Maritime Activity Reports, Inc.

May 22, 2014

Workers at Kenya's main port of Mombasa stopped operations for hours on Thursday, demanding more pay and paralysing dock work at the region's main gateway, union and management officials said, with the possibility of more disruptions this week.

The port, the biggest in the east African region, handles imports such as fuel for Uganda, Burundi, Rwanda, South Sudan, eastern Democratic Republic of Congo and Somalia, and its throughput is an indicator of regional economic activity.

Workers jammed the main entrance to the port's administrative headquarters, abandoning waiting ships.

Union officials said the stoppage was caused by a failure by management to implement a collective bargaining agreement signed between the union and management in 2013.

"We had issues with the transport allowance which was part of the collective bargaining agreement we entered into and was supposed to have been implemented by yesterday (Wednesday) but that did not happen," Simon Sang, dock workers union secretary general, said in Mombasa.

Journalists were barred from the port, but a senior management official said workers had been persuaded to return to work.

"We agreed negotiations between union and management will continue tomorrow, so we have asked workers to go back to work and they have complied," said Bernard Osero, the port corporate affairs manager.

Workers who spoke to Reuters said they would strike again if their grievances were not addressed by Friday.

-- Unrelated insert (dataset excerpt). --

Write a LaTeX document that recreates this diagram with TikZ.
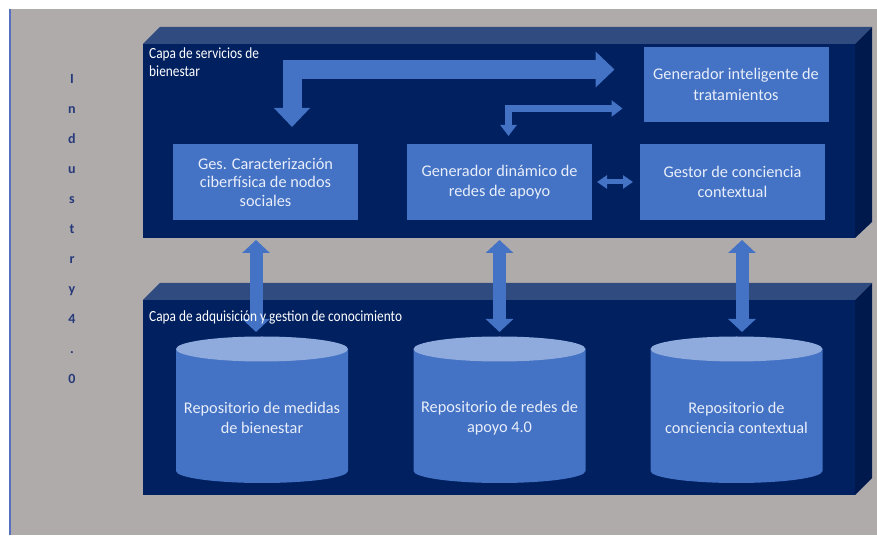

"We are going back to work for now, but if they (management) don't honour their promise and implement the payments as agreed, we will be back at their doorstep," one said by telephone.

In 2012 over a half of the some 6,000 workers at the port went on strike demanding that 3,500 workers, most of who were loaders, and had worked at the port for between 15 and 20 years on casual and contractual basis, be given permanent jobs.

President Uhuru Kenyatta, who took charge of Kenya last April, has pledged to cut red tape to help keep the country's status as a regional trading hub, amid growing competition from the port of Dar es Salaam in neighbouring Tanzania.